Monday, September 15, 2014

Books read in 2014: No. 43 -- A Grief Observed

by C.S. Lewis

Started: Sept. 15
Finished: Sept. 15

Notes: As I've already read this author's The Problem of Pain, it is time for A Grief Observed, a more personal look at suffering after Lewis lost his wife.

Mini review: Each individual's grief is different. I cannot with clear conscious say even to another widower, "I know what you're going through," because it's not true. I know what I've gone through, what I continue to go through, but I can't say the same of someone else. Even here. From what I know of this book and other information I've gathered about Lewis, his wife's death and their lives together were similar in a lot of ways to mine with my wife, though we never had children. But my grief experiences have been quite a bit different than those Lewis experienced. Or, at least, mine have been so far, and with my wife having passed away a little more than four months ago, it seems Lewis was writing during about the same period with his own grief. Lewis suffered something of existential turmoil, while for the most part I have not; if anything, I generally feel stronger spiritually instead of questioning the futility of everything. Maybe it was because I was and am generally a more skeptical and cynical person than Lewis happened to be, that I had already faced the darker elements of life while he had not. But that is mere speculation. In all his writings, Lewis seems fairly forthright, so I don't want to speak for him. As I said, each person's grief is different. On the flip side of this, he did eventually come out of his "funk" and came to something of a spiritual awakening, not completely unlike my own, though also not exactly the same. In this book I saw a lot that was familiar, other things not so familiar but which I could relate, and a few smatterings of things which were quite alien to me. That's to be expected with grief. All that being said, I would not necessarily suggest this book for everyone who is going through a grief process, especially those who have lost a spouse or child. I would, however, suggest this book for those who are Christian or have Judeo-Christian inclinations; others might not find comfort here, but actually might find details which could frustrate or even anger them. To each their own, as I'm not here to judge anyone's beliefs or lack of, but I do wish success to anyone dealing with grief and I believe this book could be helpful to some and of interest to even others.


Charles Gramlich said...

Not much use in being angered over someone else's response to grief. As you say, a truly unique experience for everyone, although there are commonalities.

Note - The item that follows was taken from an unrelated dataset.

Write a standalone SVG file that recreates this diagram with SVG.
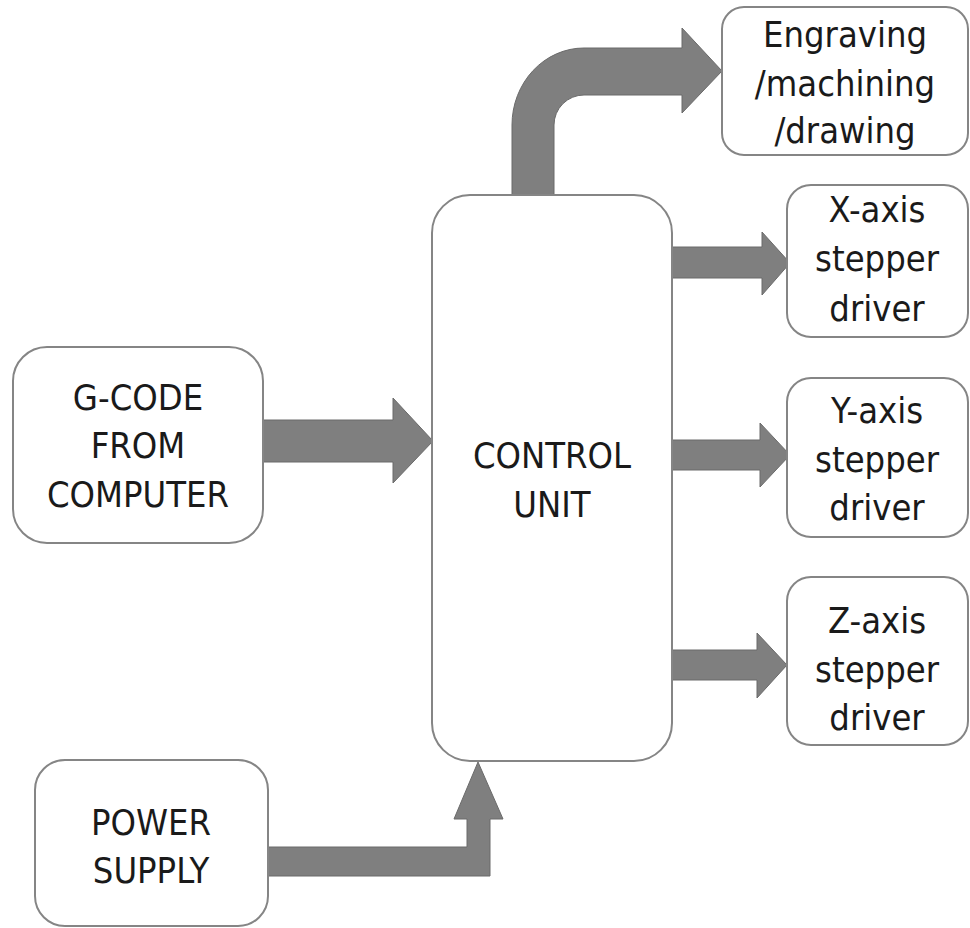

Tough verification today. This is my fourth try at it.

Ty said...

Yeah, Charles, I've seen a lot of anger in some widows and widowers in how others have responded to them, even family and friends. It's not something I've experienced, at least not yet, but I realize other people simply don't know what to do or what to say. Even those who have been through a similar experience, they know there's nothing that can be said or done that truly eases the pain.